# RBR - RBR Group



## Joe Blow (30 May 2010)

Rubicon Resources Limited (RBR) is a Western Australian based exploration company with an 11,000sq km portfolio of seven gold, copper-gold and base metal exploration projects in WA and one in QLD.

http://www.rubiconresources.com.au


----------



## System (1 December 2015)

On December 1st, 2015, Rubicon Resources Limited changed its name to RBR Group Limited.


----------



## greggles (19 January 2018)

RBR moving north in the last week, from 1c to 1.7c. The company received a speeding ticket today from the ASX and provided an interesting response:


> On 18 January 2018, a post was published on a prominent online Australian stock market forum by an anonymous party referring to RBR and its primary business focus in Mozambique. The Company has experienced increased investor interest and market awareness of the business opportunities evolving in Mozambique.




Otherwise, the company claimed they are not aware of any information "to the best of its knowledge" that could explain the rise in share price.

Bit of a mystery this one.


----------



## greggles (28 February 2019)

It looks like history has repeated itself, 13 months later. RBR is going for another little run on no news. Also like last time the company received a speeding ticket from the ASX. However, this time they had a little more information to share with the ASX and the market:



> The Company is not aware of any other explanation for the recent price change in the securities of the Company. However, the Company notes the following:
> 
> On 22 January 2019, the Company announced completion of a $1.3M convertible notes fund raise. With respect to the Mozambique LNG project led by US company Anadarko Petroleum, there has been recent positive news regarding the project's Final Investment Decision (FID) that may impact on the Company's potential prospects. Specifically, two articles published in the international press on 11 February and 20 February 2019 respectively state that the Anadarko-led Area 1 project, which is budgeted to produce 12.88 million tonnes per annum of LNG, is expected to be ready for a FID by its consortium partners in March/April  2019, and has signed sale agreements totalling over 9.5 million tonnes per year. These  offtake agreements exceed the minimum volumes required to complete the project financing process.
> 
> Furthermore, the Company participated in the Resources Rising Stars (RRS) investor conferences held in  Sydney and Melbourne on 12 and 14 February 2019.  RBR's participation raised investor awareness of the Company's potential opportunities.




RBR has been flying under the radar.
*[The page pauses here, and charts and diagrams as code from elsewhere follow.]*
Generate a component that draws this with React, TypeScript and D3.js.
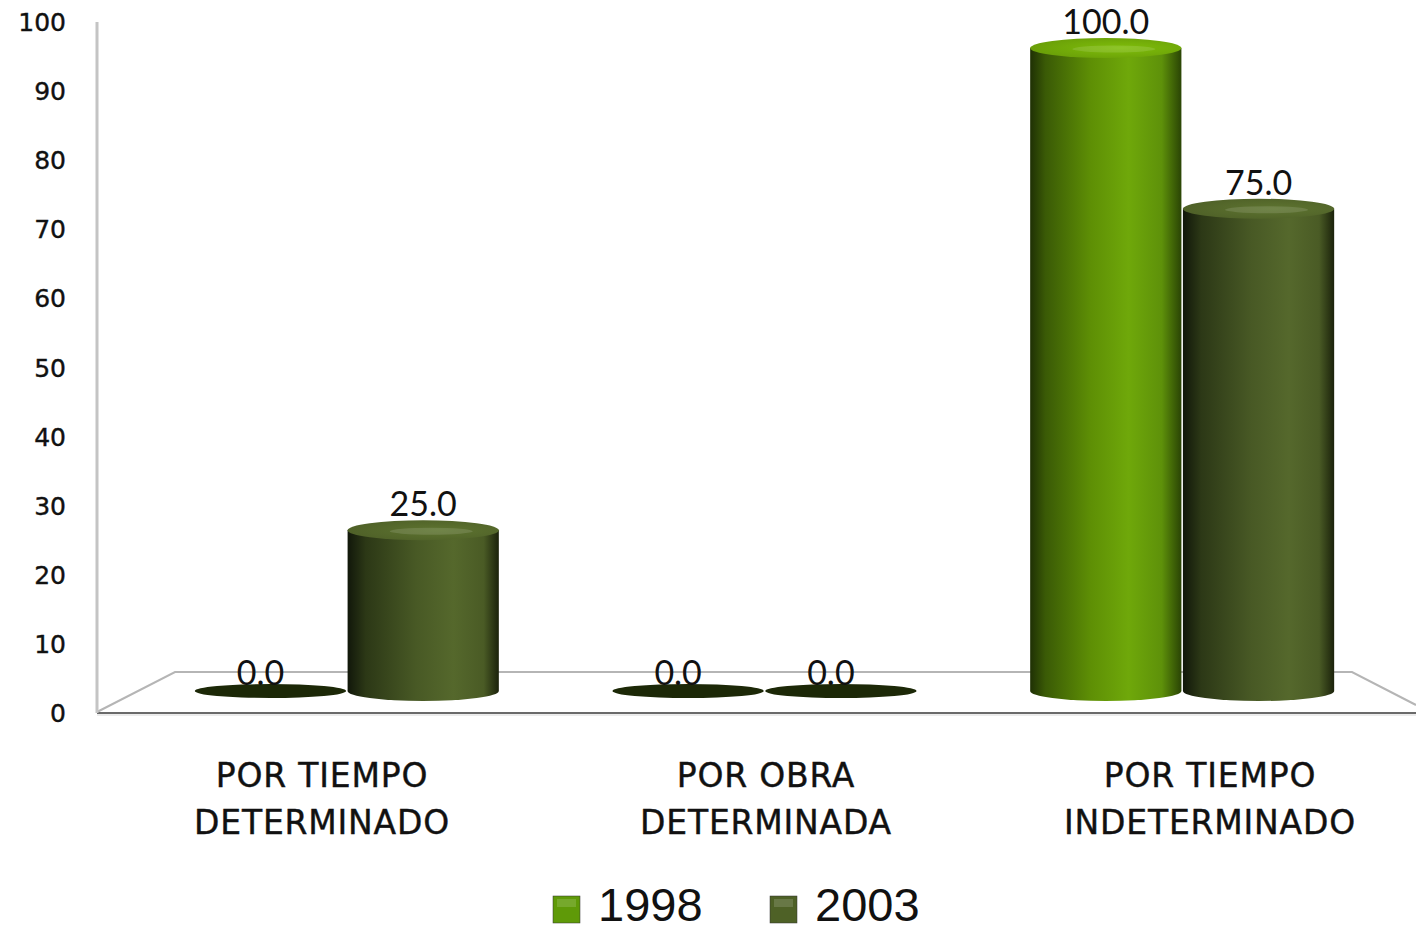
import React from "react";
import * as d3 from "d3";

const categories = ["POR TIEMPO|DETERMINADO", "POR OBRA|DETERMINADA", "POR TIEMPO|INDETERMINADO"];
const seriesNames = ["1998", "2003"];
const values1998 = [0, 0, 100];
const values2003 = [25, 0, 75];
const yTicks = [0, 10, 20, 30, 40, 50, 60, 70, 80, 90, 100];

const W = 1416, H = 932;

const palette: Record<string, { stops: [number, string][]; top: string; flat: string; legend: string }> = {
  "1998": {
    stops: [[0, "#1f3004"], [0.1, "#3a5a06"], [0.4, "#5e8f05"], [0.65, "#6fa80a"], [0.87, "#5e910a"], [1, "#2a4405"]],
    top: "#6a9f08",
    flat: "#1c2807",
    legend: "#5f9a08",
  },
  "2003": {
    stops: [[0, "#11170a"], [0.12, "#2c3816"], [0.45, "#485925"], [0.7, "#55682c"], [0.9, "#4a5b25"], [1, "#1b220b"]],
    top: "#4f6128",
    flat: "#1c2807",
    legend: "#4e6126",
  },
};

export default function App() {
  const yAxis = d3.scaleLinear().domain([0, 100]).range([713, 22]);
  const yBar = d3.scaleLinear().domain([0, 100]).range([691, 48]);

  const x0 = d3.scaleBand().domain(categories).range([138, 1391]);
  const x1 = d3.scaleBand().domain(seriesNames).range([0, 304]).paddingInner(0.01);
  const xLabel = d3.scaleBand().domain(categories).range([100, 1432]);

  const rows = categories.map((c, i) => ({
    cat: c,
    vals: [
      { s: "1998", v: values1998[i] },
      { s: "2003", v: values2003[i] },
    ],
  }));

  const ry = 10;

  return (
    <svg width={W} height={H} style={{ position: "absolute", left: 0, top: 0, background: "#fff" }}>
      <defs>
        {seriesNames.map((s) => (
          <linearGradient key={s} id={"g" + s} x1="0" x2="1" y1="0" y2="0">
            {palette[s].stops.map(([o, c], k) => (
              <stop key={k} offset={o} stopColor={c} />
            ))}
          </linearGradient>
        ))}
        {seriesNames.map((s) => (
          <radialGradient key={"t" + s} id={"t" + s} cx="0.6" cy="0.5" r="0.6">
            <stop offset="0" stopColor={d3.color(palette[s].top)!.brighter(0.5).formatHex()} />
            <stop offset="1" stopColor={palette[s].top} />
          </radialGradient>
        ))}
      </defs>

      {/* floor */}
      <g fill="none">
        <polyline points="97,712 175,672 1352,672 1416,705" stroke="#b5b5b5" strokeWidth={2} />
        <line x1={97} x2={W} y1={713} y2={713} stroke="#6a6a6a" strokeWidth={2} />
        <line x1={97} x2={W} y1={715} y2={715} stroke="#d8d8d8" strokeWidth={1} />
        <line x1={97} x2={97} y1={22} y2={713} stroke="#c4c4c4" strokeWidth={3} />
      </g>

      {/* y ticks */}
      <g fontFamily="DejaVu Sans" fontSize={25} fill="#111" textAnchor="end" stroke="#111" strokeWidth={0.4}>
        {yTicks.map((t) => (
          <text key={t} x={66} y={yAxis(t)} dy="0.36em">
            {t}
          </text>
        ))}
      </g>

      {/* bars */}
      {rows.map((r) => (
        <g key={r.cat} transform={`translate(${x0(r.cat)! + (x0.bandwidth() - 304) / 2},0)`}>
          {r.vals.map((d) => {
            const bx = x1(d.s)!;
            const bw = x1.bandwidth();
            const cx = bx + bw / 2;
            const rx = bw / 2;
            const yb = yBar(0);
            const yt = yBar(d.v);
            if (d.v === 0) {
              return (
                <g key={d.s}>
                  <ellipse cx={cx} cy={yb} rx={rx} ry={7} fill={palette[d.s].flat} />
                  <text x={cx - 10} y={yb - 6} textAnchor="middle" fontFamily="Lato" fontSize={34} fill="#111">
                    {d.v.toFixed(1)}
                  </text>
                </g>
              );
            }
            const body = `M${bx},${yt} L${bx},${yb} A${rx},${ry} 0 0 0 ${bx + bw},${yb} L${bx + bw},${yt} Z`;
            return (
              <g key={d.s}>
                <path d={body} fill={`url(#g${d.s})`} />
                <ellipse cx={cx} cy={yt} rx={rx} ry={ry} fill={`url(#t${d.s})`} />
                <ellipse cx={cx + 8} cy={yt + 1} rx={rx * 0.55} ry={ry * 0.35} fill="#fff" opacity={0.12} />
                <text x={cx} y={yt - 14} textAnchor="middle" fontFamily="Lato" fontSize={34} fill="#111">
                  {d.v.toFixed(1)}
                </text>
              </g>
            );
          })}
        </g>
      ))}

      {/* category labels */}
      <g fontFamily="DejaVu Sans" fontSize={33} fill="#111" textAnchor="middle" stroke="#111" strokeWidth={0.4}>
        {categories.map((c) => {
          const [a, b] = c.split("|");
          const cx = xLabel(c)! + xLabel.bandwidth() / 2;
          return (
            <text key={c} x={cx} y={787} letterSpacing={0.8}>
              <tspan x={cx}>{a}</tspan>
              <tspan x={cx} dy={47}>{b}</tspan>
            </text>
          );
        })}
      </g>

      {/* legend */}
      <g fontFamily="Liberation Sans, Arial" fontSize={47} fill="#111">
        {seriesNames.map((s, i) => {
          const lx = 553 + i * 217;
          return (
            <g key={s}>
              <rect x={lx} y={896} width={27} height={27} fill={palette[s].legend} stroke="#333" strokeWidth={0.5} />
              <rect x={lx + 4} y={899} width={19} height={8} fill="#fff" opacity={0.15} />
              <text x={lx + 45} y={921}>{s}</text>
            </g>
          );
        })}
      </g>
    </svg>
  );
}
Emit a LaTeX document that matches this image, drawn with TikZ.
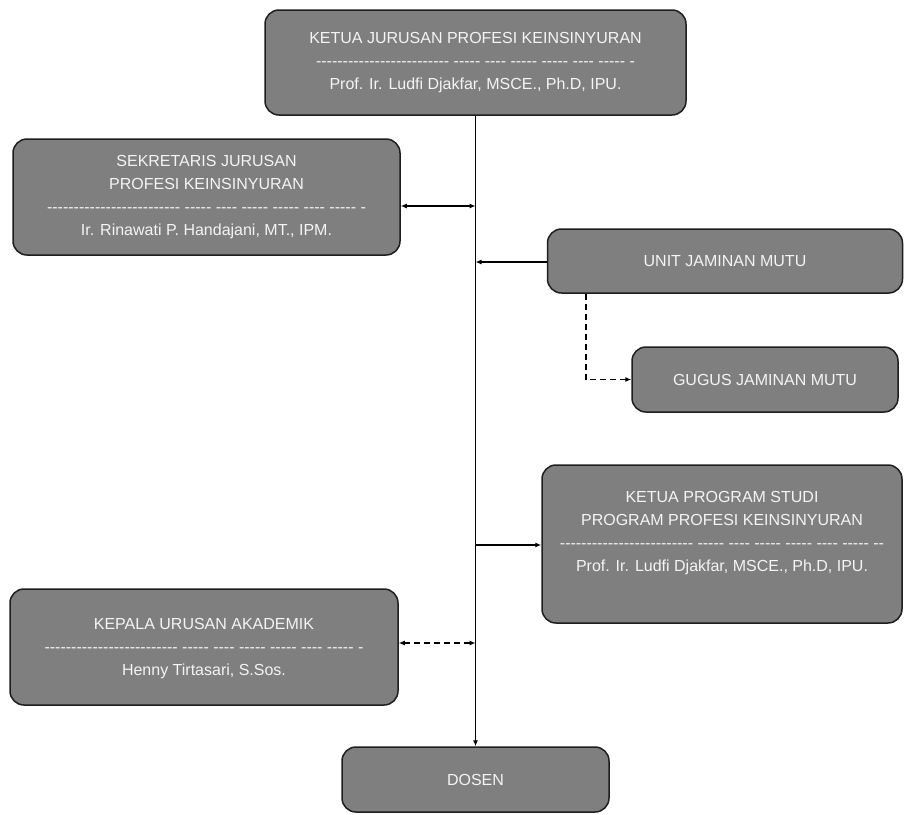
\documentclass[tikz,border=0pt]{standalone}
\usepackage{fontspec}
\newfontfamily\orgfont{Liberation Sans}
\usetikzlibrary{arrows.meta}
\definecolor{boxfill}{HTML}{7F7F7F}
\definecolor{boxline}{HTML}{1E1E1E}
\definecolor{boxtext}{HTML}{F4F4F4}
\begin{document}
\begin{tikzpicture}[x=1pt,y=-1pt,
  orgbox/.style={draw=boxline, line width=1.5pt, fill=boxfill, rounded corners=14pt,
    inner sep=0pt, align=center, text=boxtext,
    font=\orgfont\fontsize{16}{23}\selectfont},
  boxtxt/.style={inner sep=0pt, align=center, text=boxtext, font=\orgfont\fontsize{16}{23}\selectfont},
  conn/.style={line width=1.1pt, draw=black},
  tip/.style={-{Latex[length=6pt,width=5pt]}},
  bitip/.style={{Latex[length=6pt,width=5pt]}-{Latex[length=6pt,width=5pt]}},
  dsh/.style={dash pattern=on 6pt off 4pt}]
\useasboundingbox (0,0) rectangle (904,814);
\fill[white] (0,0) rectangle (904,814);

\node[orgbox, minimum width=421pt, minimum height=105pt] (top) at (475.5,62.5)
  {KETUA JURUSAN PROFESI KEINSINYURAN\\
   ------------------------- ----- ---- ----- ----- ---- ----- -\\
   Prof. Ir. Ludfi Djakfar, MSCE., Ph.D, IPU.};

\node[orgbox, minimum width=387pt, minimum height=116pt] (sek) at (206.5,197)
  {SEKRETARIS JURUSAN\\
   PROFESI KEINSINYURAN\\
   ------------------------- ----- ---- ----- ----- ---- ----- -\\
   Ir. Rinawati P. Handajani, MT., IPM.};

\node[orgbox, minimum width=355pt, minimum height=64pt] (unit) at (725,261)
  {UNIT JAMINAN MUTU};

\node[orgbox, minimum width=266pt, minimum height=65pt] (gugus) at (765,379.5)
  {GUGUS JAMINAN MUTU};

\node[orgbox, minimum width=360pt, minimum height=158pt] (kps) at (722,544) {};
\node[boxtxt] (kpst) at (722,533)
  {KETUA PROGRAM STUDI\\
   PROGRAM PROFESI KEINSINYURAN\\
   ------------------------- ----- ---- ----- ----- ---- ----- --\\
   Prof. Ir. Ludfi Djakfar, MSCE., Ph.D, IPU.};

\node[orgbox, minimum width=388pt, minimum height=116pt] (kua) at (204,647) {};
\node[boxtxt] (kuat) at (204,649)
  {KEPALA URUSAN AKADEMIK\\
   ------------------------- ----- ---- ----- ----- ---- ----- -\\
   Henny Tirtasari, S.Sos.};

\node[orgbox, minimum width=267pt, minimum height=65pt] (dosen) at (475.5,779.5)
  {DOSEN};

% spine
\draw[conn, tip] (top.south) -- (dosen.north);

\coordinate (s1) at (475.5,206);
\draw[conn, bitip] (sek.east |- s1) -- (s1);

\coordinate (u1) at (475.5,262);
\draw[conn, tip] (unit.west |- u1) -- (u1);

\coordinate (gx) at (586,0);
\draw[conn, dsh, tip] (unit.south -| gx) |- (gugus.west);

\coordinate (k1) at (475.5,545);
\draw[conn, tip] (k1) -- (kps.west |- k1);

\coordinate (a1) at (475.5,643);
\draw[conn, dsh, bitip] (kua.east |- a1) -- (a1);
\end{tikzpicture}
\end{document}
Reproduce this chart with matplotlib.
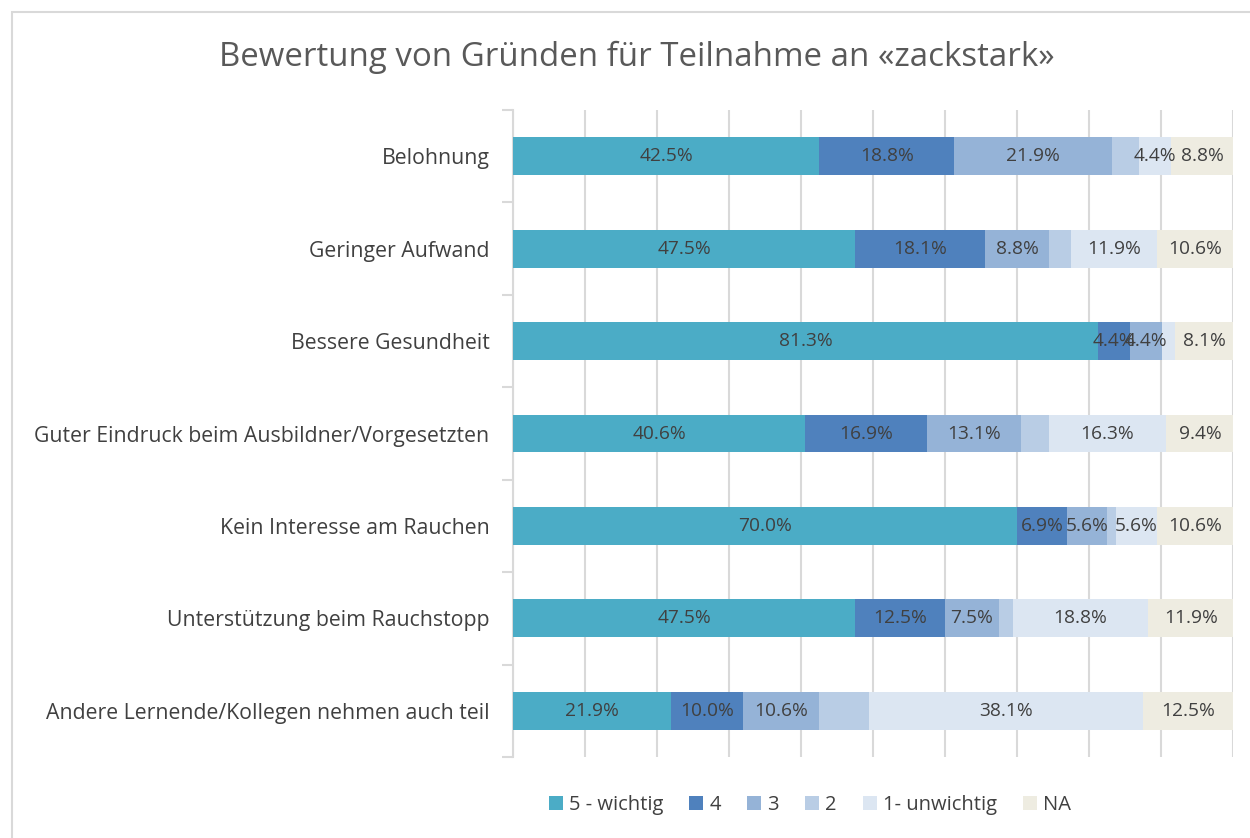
import matplotlib.pyplot as plt
from matplotlib.patches import Rectangle
import numpy as np

plt.rcParams['font.family'] = ['Open Sans', 'DejaVu Sans']

categories = ['Belohnung', 'Geringer Aufwand', 'Bessere Gesundheit',
              'Guter Eindruck beim Ausbildner/Vorgesetzten',
              'Kein Interesse am Rauchen', 'Unterstützung beim Rauchstopp',
              'Andere Lernende/Kollegen nehmen auch teil']
series_names = ['5 - wichtig', '4', '3', '2', '1- unwichtig', 'NA']
s5 = [42.5, 47.5, 81.3, 40.6, 70.0, 47.5, 21.9]
s4 = [18.8, 18.1, 4.4, 16.9, 6.9, 12.5, 10.0]
s3 = [21.9, 8.8, 4.4, 13.1, 5.6, 7.5, 10.6]
s2 = [3.8, 3.1, 0.0, 3.8, 1.3, 1.9, 6.9]
s1 = [4.4, 11.9, 1.9, 16.3, 5.6, 18.8, 38.1]
na = [8.8, 10.6, 8.1, 9.4, 10.6, 11.9, 12.5]
colors = ['#4BACC6', '#4F81BD', '#95B3D7', '#B9CDE5', '#DCE6F2', '#EEECE1']

fig = plt.figure(figsize=(12.5, 8.38), dpi=100)
ax = fig.add_axes([513/1250, 1-757/838, 720/1250, 647/838])

y = np.arange(len(categories))
left = np.zeros(len(categories))
handles = []
for name, vals, col in zip(series_names, [s5, s4, s3, s2, s1, na], colors):
    vals = np.array(vals)
    b = ax.barh(y, vals, left=left, height=0.41, color=col, label=name, zorder=3)
    handles.append(b)
    if name != '2':
        for yi, l, v in zip(y, left, vals):
            if v >= 3:
                ax.text(l + v/2, yi, f'{v:.1f}%', ha='center', va='center',
                        fontsize=13.8, color='#404040', zorder=4)
    left += vals

ax.set_xlim(0, 100)
ax.set_ylim(6.5, -0.5)
ax.set_xticks(np.arange(0, 101, 10))
ax.set_xticklabels([])
ax.tick_params(axis='x', length=0)
ax.grid(axis='x', color='#D9D9D9', lw=1.5, zorder=0)
ax.set_yticks(y)
ax.set_yticklabels(categories, fontsize=15.3, color='#404040')
ax.tick_params(axis='y', which='major', length=0, pad=17)
ax.set_yticks(np.arange(-0.5, 7, 1), minor=True)
ax.tick_params(axis='y', which='minor', length=8, color='#D9D9D9', width=1.5)
for s in ['top', 'right', 'bottom']:
    ax.spines[s].set_visible(False)
ax.spines['left'].set_color('#D9D9D9')
ax.spines['left'].set_linewidth(1.5)

fig.text(637/1250, 1-57/838, 'Bewertung von Gründen für Teilnahme an «zackstark»',
         ha='center', va='center', fontsize=23.8, color='#595959')

fig.legend(handles=handles, labels=series_names, loc='center',
           bbox_to_anchor=(810/1250, 1-805/838), ncol=6, frameon=False,
           fontsize=14.5, handlelength=0.7, handleheight=0.7,
           handletextpad=0.3, columnspacing=1.3, labelcolor='#404040')

fig.add_artist(Rectangle((12/1250, -0.1), 1.2, 1.1 - 12/838, transform=fig.transFigure,
                         fill=False, ec='#D9D9D9', lw=1.5))

fig.savefig('out.png', dpi=100, facecolor='white')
If the Mozambique LNG project goes ahead it's hard to tell where the share price will end up, but one thing is certain, it will be far higher than it currently is.


----------



## Dona Ferentes (11 March 2021)

and another run for RBR .... up a couple of shaved points (=20%)

Market Cap still $12M



> _*Up and running in Mozambique's new multi-billion-dollar LNG construction industry*_
> • First contract secured to supply much-needed accommodation for LNG construction workers
> • Deal paves way for RBR to win training and labour contracts amid forecast demand for thousands of workers




*Futuro Group* (RBR’s brand) in Mozambique
PALMA | PEMBA | MAPUTO

_Futuro Group helps companies establish, operate and grow in Mozambique by delivering functional corporate business administration support, internationally accredited skills training and assessment, and staffing solutions_

FUTURO SKILLS
_•Palma Facility, Mobile Training Units, access to facilities in Pemba and Maputo
•Competency-based training to International and National Standards _

FUTURO PEOPLE
_•Full human capital service (Recruitment and Labour Hire)
•Payroll, HR Administration and IR Services
•HR compliance audits _

FUTURO BUSINESS SERVICES
_•Advising on and obtaining visas, work permits, residence permits
•Corporate services including registrations, permits / licenses, contracts and investment registrations_


----------



## Dona Ferentes (13 March 2021)

_*perigo perigo*_

Insurgent al shabab active in this area of Mozambique.


----------



## Dona Ferentes (28 March 2021)

*muito perigoso

Islamist militants have ambushed a convoy that was trying to rescue civilians from a hotel amid fighting in northern Mozambique, reports say.*
A _South African man has been confirmed as dead, but many details are unclear.
Hundreds of people fled the fighting, which began on Wednesday in the town of Palma. Evacuees included *foreign gas workers*.
French energy giant Total said it was forced to suspend operations at a huge gas project nearby.
The company had only just announced it would restart work on the $20bn (£14.5bn) project which it had halted in January over security concerns._


----------